Николай Христофорович Трубников остановил мотоцикл у дома Островской. Некогда дом этот был обычной деревенской избой. Но трепетно разобранный по бревнышку, перевезенный на берег Славянки, заново собранный и обшитый вагонкой, он являл собой теперь уже зрелище не избы, а именно дачи: крыша с мансардой-фонариком, деревянное крыльцо-веранда, открытая всем ветрам, с вечно сушащимися на перилах купальниками и полотенцами.

Летними погожими вечерами на этой веранде за круглым колченогим столом, покрытым клеенкой, частенько собиралась теплая компания. Но сейчас, кроме хозяйки дачи Галины Юрьевны Островской, на веранде не было никого. Островская лежала на тахте в углу и вроде бы читала книгу. Заслышав шум мотоцикла, она медленно перевернула страницу и даже головы не подняла.

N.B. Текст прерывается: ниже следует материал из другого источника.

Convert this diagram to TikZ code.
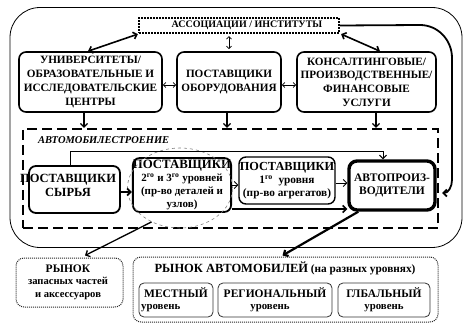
\documentclass[tikz,border=0pt]{standalone}
\usepackage{fontspec}
\setmainfont{Liberation Serif}
\usetikzlibrary{arrows.meta,shapes.geometric,calc}
\begin{document}
\begin{tikzpicture}[x=1pt,y=-1pt,
  bx/.style={draw,line width=1.6pt,rounded corners=7pt,inner sep=0pt},
  tx/.style={align=center,inner sep=0pt,font=\bfseries\fontsize{11.2}{13.7}\selectfont},
  sub/.style={draw=black!80,line width=0.8pt,rounded corners=5pt,inner sep=0pt},
  mkt/.style={draw=black!85,line width=1pt,dash pattern=on 1pt off 1pt,rounded corners=8pt,inner sep=0pt},
  barb/.tip={Straight Barb[length=3.5pt,width=7pt]},
  arr/.style={-barb,line width=1.3pt},
  darr/.style={barb-barb,line width=1.6pt},
  sdarr/.style={{Straight Barb[length=2.5pt,width=5pt]}-{Straight Barb[length=2.5pt,width=5pt]},line width=0.8pt}]
\useasboundingbox (0,0) rectangle (464,329);
% outer frame
\node[draw,line width=0.8pt,rounded corners=30pt,minimum width=452pt,minimum height=240pt,inner sep=0pt] (outer) at (236,127.5) {};
% association
\node[draw,line width=2.2pt,dash pattern=on 1.6pt off 1.4pt,minimum width=200pt,minimum height=15pt,inner sep=0pt] (assoc) at (239,25.5) {};
\node[inner sep=0pt,font=\bfseries\fontsize{10}{12}\selectfont] (assoct) at (247,25.5) {АССОЦИАЦИИ / ИНСТИТУТЫ};
% top boxes
\node[bx,minimum width=143pt,minimum height=60pt,tx] (univ) at (90.5,82) {УНИВЕРСИТЕТЫ/\\ОБРАЗОВАТЕЛЬНЫЕ И\\ИССЛЕДОВАТЕЛЬСКИЕ\\ЦЕНТРЫ};
\node[bx,minimum width=104pt,minimum height=60pt,tx] (equip) at (229,82) {ПОСТАВЩИКИ\\ОБОРУДОВАНИЯ};
\node[bx,minimum width=139pt,minimum height=60pt,tx] (cons) at (366.5,82) {КОНСАЛТИНГОВЫЕ/\\ПРОИЗВОДСТВЕННЫЕ/\\ФИНАНСОВЫЕ\\УСЛУГИ};
% links among top
\draw[darr] (assoc.south west) -- ([xshift=-2.5pt]univ.north);
\draw[darr] ([xshift=1pt]assoc.south east) -- ([xshift=13.5pt]cons.north);
\draw[sdarr] ([yshift=-2pt]assoc.south -| equip.north) -- ([yshift=2pt]equip.north);
\draw[sdarr] ([yshift=-3pt]univ.east) -- ([yshift=-3pt]univ.east -| equip.west);
\draw[sdarr] ([yshift=-3pt]equip.east) -- ([yshift=-3pt]equip.east -| cons.west);
% automotive dashed box
\node[draw,line width=2.2pt,dash pattern=on 10pt off 5pt,minimum width=415pt,minimum height=99pt,inner sep=0pt] (auto) at (230.5,178.5) {};
\node[anchor=west,inner sep=0pt,font=\bfseries\itshape\fontsize{10.5}{12}\selectfont] (autot) at (38,140) {АВТОМОБИЛЕСТРОЕНИЕ};
\draw[arr] ([xshift=-6.5pt]univ.south) -- ([xshift=-6.5pt]univ.south |- auto.north);
\draw[arr] ([xshift=-2pt]equip.south) -- ([xshift=-2pt]equip.south |- auto.north);
\draw[arr] ([xshift=9.5pt]cons.south) -- ([xshift=9.5pt]cons.south |- auto.north);
% inner boxes
\node[bx,line width=1.8pt,minimum width=91pt,minimum height=47pt] (raw) at (74.5,189.5) {};
\node[tx,font=\bfseries\fontsize{12.5}{14}\selectfont] (rawt) at (68,185) {ПОСТАВЩИКИ\\СЫРЬЯ};
\node[bx,line width=1.8pt,minimum width=90pt,minimum height=54pt,tx,font=\bfseries\fontsize{11}{13}\selectfont] (t2) at (182,185) {{\fontsize{12.8}{13}\selectfont ПОСТАВЩИКИ}\\2\textsuperscript{го} и 3\textsuperscript{го} уровней\\(пр-во деталей и\\узлов)};
\node[draw,dashed,gray,line width=0.6pt,ellipse,minimum width=105pt,minimum height=80pt,inner sep=0pt] (ell) at (180,188) {};
\node[bx,line width=1.4pt,minimum width=96pt,minimum height=47pt,tx,font=\bfseries\fontsize{11.3}{13}\selectfont] (t1) at (287,180.5) {{\fontsize{12.3}{13}\selectfont ПОСТАВЩИКИ}\\1\textsuperscript{го}\ \ уровня\\(пр-во агрегатов)};
\node[draw,line width=3.4pt,rounded corners=8pt,minimum width=86pt,minimum height=49pt,inner sep=0pt,tx,font=\bfseries\fontsize{11.5}{13}\selectfont] (oem) at (392,185.5) {АВТОПРОИЗ-\\ВОДИТЕЛИ};
% inner connectors
\draw[arr,line width=1pt] ([xshift=-4.5pt]raw.north) -- ++(0,-14) -| ([xshift=-9pt]oem.north);
\draw[arr,line width=1.8pt] ([yshift=-2.5pt]raw.east) -- ([yshift=-2.5pt]raw.east -| t2.west);
\draw[arr,line width=0.9pt] (t2.east) -- (t2.east -| t1.west);
\draw[arr,line width=0.9pt] ([yshift=-2.5pt]t1.east) -- ([yshift=-2.5pt]t1.east -| oem.west);
\draw[arr,line width=1.6pt] ([yshift=-24pt]t2.east) -- ([yshift=-24pt]t2.east -| oem.west);
% big arrow from association
\draw[arr,line width=1.8pt] (assoc.east) -- (420,25) to[out=0,in=90] (452,58) -- (452,180) to[out=-90,in=0] ($(auto.east)+(3,14.5)$);
% markets
\node[mkt,minimum width=107pt,minimum height=49pt] (spare) at (69.5,282.5) {};
\node[tx,font=\bfseries\fontsize{10.6}{12.5}\selectfont] (sparet) at (68,282) {{\fontsize{11.5}{12}\selectfont РЫНОК}\\запасных частей\\и аксессуаров};
\node[mkt,minimum width=305pt,minimum height=65pt] (car) at (285.5,289.5) {};
\node[inner sep=0pt,font=\bfseries\fontsize{11.3}{12}\selectfont] (cart) at (285,268) {{\fontsize{12.5}{12}\selectfont РЫНОК АВТОМОБИЛЕЙ} (на разных уровнях)};
\node[sub,minimum width=74pt,minimum height=34pt] (loc) at (176,300) {};
\node[inner sep=0pt,font=\bfseries\fontsize{11.5}{12}\selectfont] (loct) at (176,293) {МЕСТНЫЙ};
\node[anchor=west,inner sep=0pt,font=\bfseries\fontsize{10.8}{12}\selectfont] (locl) at (141,308) {уровень};
\node[sub,minimum width=114pt,minimum height=34pt] (reg) at (275,300) {};
\node[inner sep=0pt,font=\bfseries\fontsize{11.5}{12}\selectfont] (regt) at (275,293) {РЕГИОНАЛЬНЫЙ};
\node[inner sep=0pt,font=\bfseries\fontsize{10.8}{12}\selectfont] (regl) at (270,308) {уровень};
\node[sub,minimum width=92pt,minimum height=34pt] (glob) at (384,300) {};
\node[inner sep=0pt,font=\bfseries\fontsize{11.5}{12}\selectfont] (globt) at (384,293) {ГЛБАЛЬНЫЙ};
\node[inner sep=0pt,font=\bfseries\fontsize{10.8}{12}\selectfont] (globl) at (384,308) {уровень};
% to markets
\draw[arr,line width=1.3pt] (ell.230) -- ([xshift=15.5pt,yshift=2pt]spare.north);
\draw[arr,line width=2.2pt] ([xshift=11pt]oem.south west) -- ([xshift=-3pt,yshift=1pt]car.north);
\end{tikzpicture}
\end{document}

Трубников неспешно шел к крыльцу. Вокруг дома не было никакого забора. Не было даже живой изгороди из кустов. Дом всеми своими деревенскими подслеповатыми оконцами смотрел на реку. В маленьком палисаднике росли подсолнухи и мальва, у ступенек – осока да лопухи. На крыльце Трубникова как старого друга встретила сиамская кошка Островской Нюшка.

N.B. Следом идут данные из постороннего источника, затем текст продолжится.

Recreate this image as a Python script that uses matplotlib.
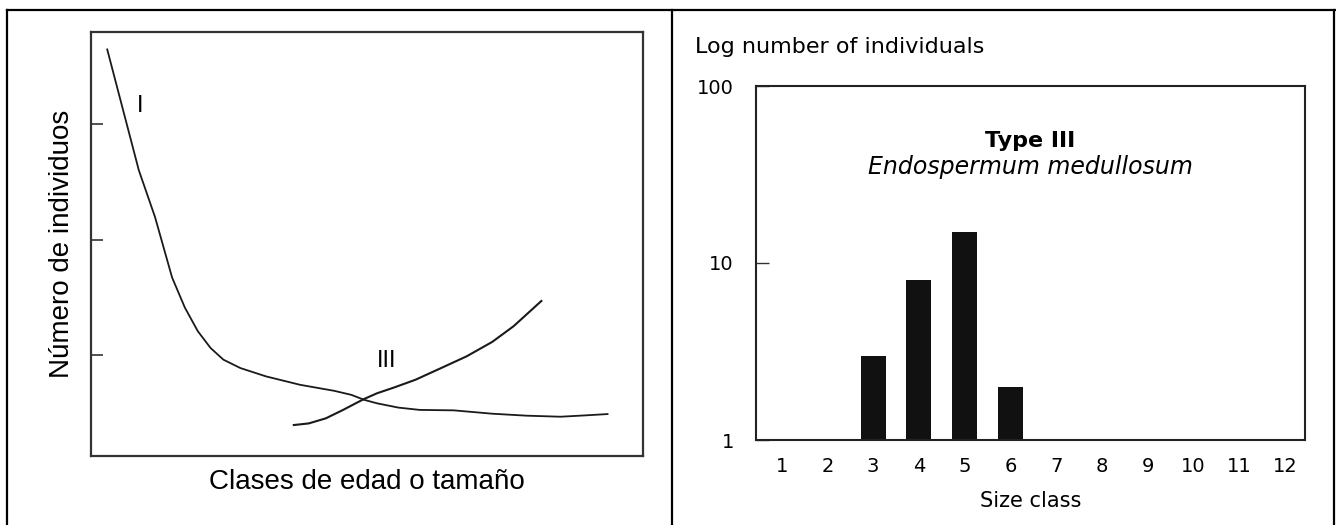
import numpy as np
import matplotlib
matplotlib.use("Agg")
import matplotlib.pyplot as plt
from matplotlib.lines import Line2D

# left panel: schematic survivorship curves (arbitrary units)
type1_x = [0.294, 0.866, 1.160, 1.469, 1.701, 1.934, 2.166, 2.398, 2.707, 3.171,
           3.790, 4.408, 4.718, 4.950, 5.182, 5.568, 5.955, 6.574, 7.270, 7.889,
           8.507, 8.971, 9.358]
type1_y = [3.649, 2.604, 2.198, 1.675, 1.414, 1.211, 1.065, 0.964, 0.891, 0.819,
           0.746, 0.694, 0.659, 0.616, 0.586, 0.549, 0.529, 0.525, 0.496, 0.479,
           0.470, 0.482, 0.493]
type3_x = [3.674, 3.944, 4.254, 4.563, 4.795, 4.950, 5.182, 5.491, 5.878, 6.342,
           6.806, 7.270, 7.657, 8.159]
type3_y = [0.398, 0.412, 0.456, 0.528, 0.586, 0.624, 0.673, 0.723, 0.790, 0.891,
           0.993, 1.118, 1.254, 1.472]
left_ticks = [1, 2, 3]

# right panel: Endospermum medullosum size classes
size_classes = list(range(1, 13))
counts = [0, 0, 3, 8, 15, 2, 0, 0, 0, 0, 0, 0]
log_ticks = [1, 10, 100]
log_labels = ["1", "10", "100"]

W, H = 1336, 525
fig = plt.figure(figsize=(W / 100, H / 100), dpi=100)
ink = "#1a1a1a"

# ---- left panel ----
axl = fig.add_axes([91 / W, 1 - 456 / H, 552 / W, 424 / H])
axl.plot(type1_x, type1_y, color=ink, lw=1.3, solid_joinstyle="round")
axl.plot(type3_x, type3_y, color=ink, lw=1.5, solid_joinstyle="round")
axl.set_xlim(0, 10)
axl.set_ylim(0.13, 3.8)
axl.set_xticks([])
axl.set_yticks(left_ticks)
axl.set_yticklabels([])
axl.tick_params(axis="y", direction="in", length=8.5, width=1.2, color="#333")
for s in axl.spines.values():
    s.set_linewidth(1.6)
    s.set_color("#333")
lf = ["Liberation Sans", "DejaVu Sans"]
axl.text(0.89, 3.16, "I", fontsize=17, family=lf, ha="center", va="center")
axl.text(5.36, 0.95, "III", fontsize=17, family=lf, ha="center", va="center")
axl.text(0.5, -0.0613, "Clases de edad o tamaño", transform=axl.transAxes,
         fontsize=20, family=lf, ha="center", va="center")
axl.text(-0.0525, 0.5, "Número de individuos", transform=axl.transAxes,
         fontsize=20, family=lf, ha="center", va="center", rotation=90)

# ---- right panel ----
axr = fig.add_axes([756 / W, 1 - 440 / H, 549 / W, 354 / H])
xs = np.array(size_classes)
ys = np.array(counts, dtype=float)
pos = ys > 0
axr.bar(xs[pos], ys[pos], width=0.55, color="#111111")
axr.set_yscale("log")
axr.set_ylim(1, 100)
axr.set_xlim(0.44, 12.44)
axr.set_yticks(log_ticks, log_labels)
axr.yaxis.set_minor_locator(matplotlib.ticker.NullLocator())
axr.set_xticks(size_classes, [str(c) for c in size_classes])
axr.tick_params(axis="x", length=0, pad=12, labelsize=14)
axr.tick_params(axis="y", direction="in", length=9, width=1.0, pad=16,
                labelsize=14, color="#333")
for s in axr.spines.values():
    s.set_linewidth(1.5)
    s.set_color("#222")
axr.text(-0.111, 1.11, "Log number of individuals", transform=axr.transAxes,
         fontsize=16, ha="left", va="center")
axr.text(0.5, -0.172, "Size class", transform=axr.transAxes,
         fontsize=15, ha="center", va="center")
axr.text(0.5, 0.845, "Type III", transform=axr.transAxes,
         fontsize=16, fontweight="bold", ha="center", va="center")
axr.text(0.5, 0.77, "Endospermum medullosum", transform=axr.transAxes,
         fontsize=17, style="italic", ha="center", va="center")

# ---- outer table frame ----
frame = [((7, 10), (7, H)), ((7, 10), (1335, 10)), ((1334, 10), (1334, H)),
         ((672, 10), (672, H))]
for (x0, y0), (x1, y1) in frame:
    fig.add_artist(Line2D([x0 / W, x1 / W], [1 - y0 / H, 1 - y1 / H],
                          transform=fig.transFigure, color="black", lw=1.6))

fig.savefig("out.png", dpi=100)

Если бы в эту минуту Катя, которая была уже далеко от Славянолужья, могла наблюдать Николая Христофоровича Трубникова, она бы чрезвычайно заинтересовалась переменой в облике участкового. А то, что Трубников в присутствии бывшей, некогда шумно известной, а ныне всеми забытой актрисы Островской разительно меняется, в Славянолужье знали все. Или почти все.

Трубников, стараясь не топать сапогами, а ступать деликатно, поднялся на крыльцо. Снял фуражку и вытер вспотевший лоб. Смущенно кашлянул. Кошка доверчиво терлась о его пыльные милицейские брюки.

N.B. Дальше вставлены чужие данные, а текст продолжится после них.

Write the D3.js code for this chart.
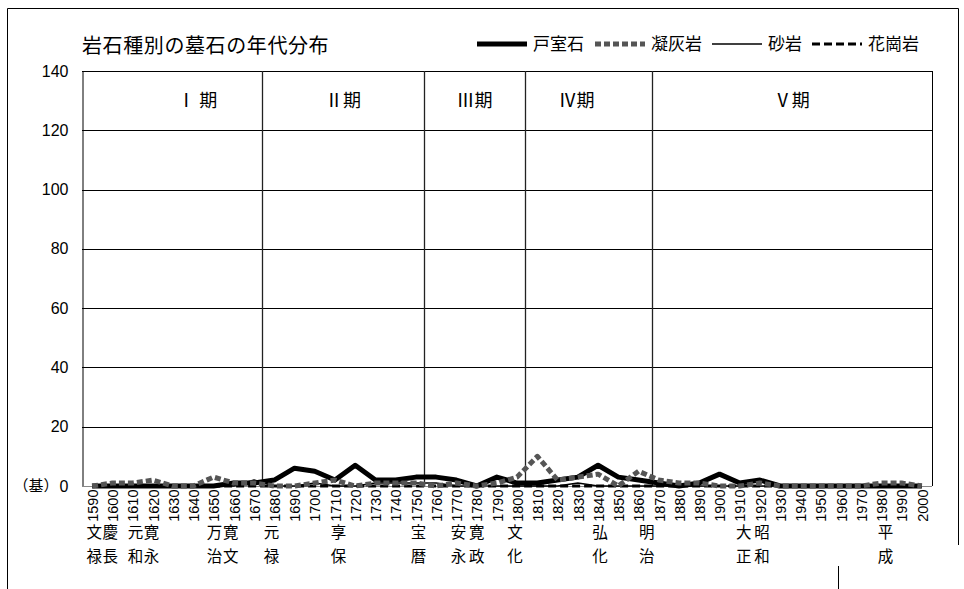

– Вечер добрый, – произнес он. И совсем не таким голосом, каким разговаривал с Катей. Но что было в этом голосе и чего там не было – оставалось только догадываться.

– Николай? Вы? Здравствуйте. А я вас не заметила. Зачиталась… Какой божественный поэт Катулл. Просто мурашки по коже, когда читаешь. Сгусток страсти… Устали, Коленька? Садитесь. – Островская лежала на своей продавленной дачной тахте, щурила глаза.

Она была очень худой и, несмотря на свои сорок семь лет, еще очень яркой женщиной: темноглазой брюнеткой цыганского типа. На ней был простенький дачный сарафан из красного ситца и тапочки-вьетнамки.

– Чаю хотите? С медом? – спросила Островская.

– Не откажусь, в горле что-то от пыли першит, – Трубников переминался с ноги на ногу.